Paralogous genes


Paralogous genes (or paralogs) are genes that are homologous (share a common ancestry) but were separated by a gene duplication event. If a gene, G1, is duplicated to give a copy, G1A, then G1 and G1A are paralogs of one another. Paralogs often have the same or similar functions, but not always: due to the lack of original selective pressure on the gene copy, it has relative freedom to mutate and may adopt a new function. It should be noted, however, that the term 'paralog' does not concern function but exclusively relationship between two or more genes.

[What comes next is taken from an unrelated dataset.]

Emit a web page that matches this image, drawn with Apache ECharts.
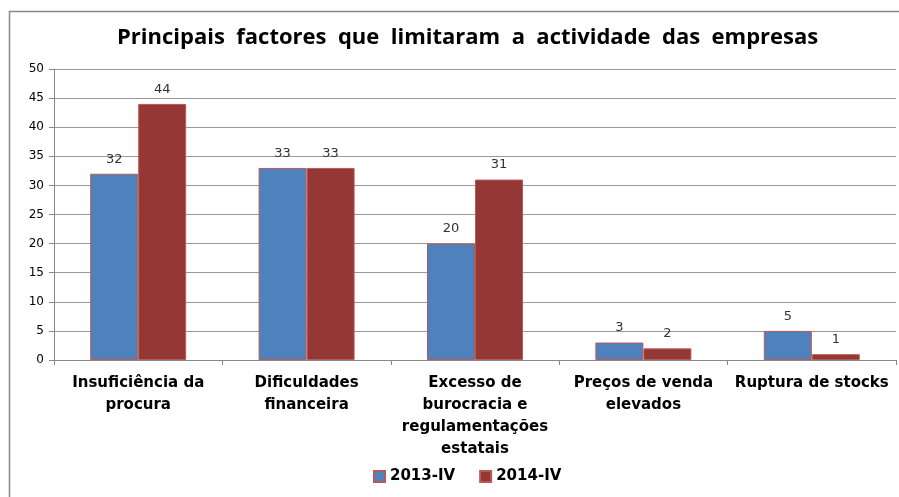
<!DOCTYPE html>
<html>
<head>
<meta charset="utf-8">
<script src="https://cdn.jsdelivr.net/npm/echarts@6/dist/echarts.min.js"></script>
<style>
  html, body { margin: 0; padding: 0; background: #fff; }
  #chart { width: 899px; height: 497px; }
</style>
</head>
<body>
<div id="chart"></div>
<script>
// Principais factores que limitaram a actividade das empresas
const categories = [
  'Insuficiência da\nprocura',
  'Dificuldades\nfinanceira',
  'Excesso de\nburocracia e\nregulamentações\nestatais',
  'Preços de venda\nelevados',
  'Ruptura de stocks'
];
const seriesNames = ['2013-IV', '2014-IV'];
const values2013 = [32, 33, 20, 3, 5];
const values2014 = [44, 33, 31, 2, 1];
const colors = ['#4F81BD', '#953735'];

const chart = echarts.init(document.getElementById('chart'));

const labelStyle = {
  show: true,
  position: 'top',
  distance: 8,
  color: '#333',
  fontFamily: 'DejaVu Sans',
  fontSize: 13
};

const option = {
  animation: false,
  title: {
    text: 'Principais  factores  que  limitaram  a  actividade  das  empresas',
    left: 112,
    top: 22,
    textStyle: {
      fontFamily: 'Open Sans',
      fontWeight: 'bold',
      fontSize: 22,
      color: '#000'
    }
  },
  legend: {
    data: seriesNames,
    bottom: 8,
    left: 368,
    itemWidth: 11,
    itemHeight: 11,
    itemGap: 24,
    icon: 'rect',
    textStyle: {
      fontFamily: 'DejaVu Sans',
      fontWeight: 'bold',
      fontSize: 15,
      color: '#000'
    }
  },
  grid: {
    left: 54,
    right: 3,
    top: 69,
    bottom: 137
  },
  xAxis: {
    type: 'category',
    data: categories,
    axisLine: { lineStyle: { color: '#888' } },
    axisTick: { show: true, length: 5, lineStyle: { color: '#888' } },
    axisLabel: {
      interval: 0,
      margin: 12,
      lineHeight: 22,
      fontFamily: 'DejaVu Sans',
      fontWeight: 'bold',
      fontSize: 15,
      color: '#000'
    }
  },
  yAxis: {
    type: 'value',
    min: 0,
    max: 50,
    interval: 5,
    axisLine: { show: true, lineStyle: { color: '#888' } },
    axisTick: { show: true, length: 5, lineStyle: { color: '#888' } },
    splitLine: { lineStyle: { color: '#999' } },
    axisLabel: {
      margin: 10,
      fontFamily: 'DejaVu Sans',
      fontSize: 12,
      color: '#000'
    }
  },
  series: [
    {
      name: seriesNames[0],
      type: 'bar',
      data: values2013,
      barGap: '0%',
      barCategoryGap: '43%',
      itemStyle: { color: colors[0], borderColor: '#B65A57', borderWidth: 1 },
      label: labelStyle
    },
    {
      name: seriesNames[1],
      type: 'bar',
      data: values2014,
      itemStyle: { color: colors[1], borderColor: '#B65A57', borderWidth: 1 },
      label: labelStyle
    }
  ],
  graphic: [
    {
      type: 'rect',
      shape: { x: 9.5, y: 11.5, width: 1000, height: 1000 },
      style: { fill: 'none', stroke: '#888', lineWidth: 1.5 },
      silent: true
    }
  ]
};

chart.setOption(option);
</script>
</body>
</html>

Paralogs may be found in the same or different genomes depending on whether the duplication occurred before or after a speciation event. The paragraph below illustrates examples of paralogous (and orthologous) genes in both the same and in different genomes.

The same genome:
If a species, S1, has a gene, G1, and S1 gives rise to two more species, S2 and S3, each with genes, G2 and G3, then G2 and G3 are orthologs of one another. However, if there is a gene duplication event in S2 to give rise to a gene copy, G2A, then G2 and G2A are paralogs in the same genome and both are orthologs of gene G3. Here gene duplication has occurred after speciation, hence the paralogs existing in the same genome.

Different genomes:
If the species, S1, the common ancestor of S2 and S3, has two gene duplication events to produce G1A and G1B from G1, then a speciation event occurs which separates these genes - G1A in S2 and G1B in S3 - then G1A and G1B are still considered paralogs of one another, despite existing in separate genomes. They are not orthologs, because the original root of their homology was a gene duplication event and not a speciation event. When gene duplication occurs before speciation, paralogs may exist in different genomes.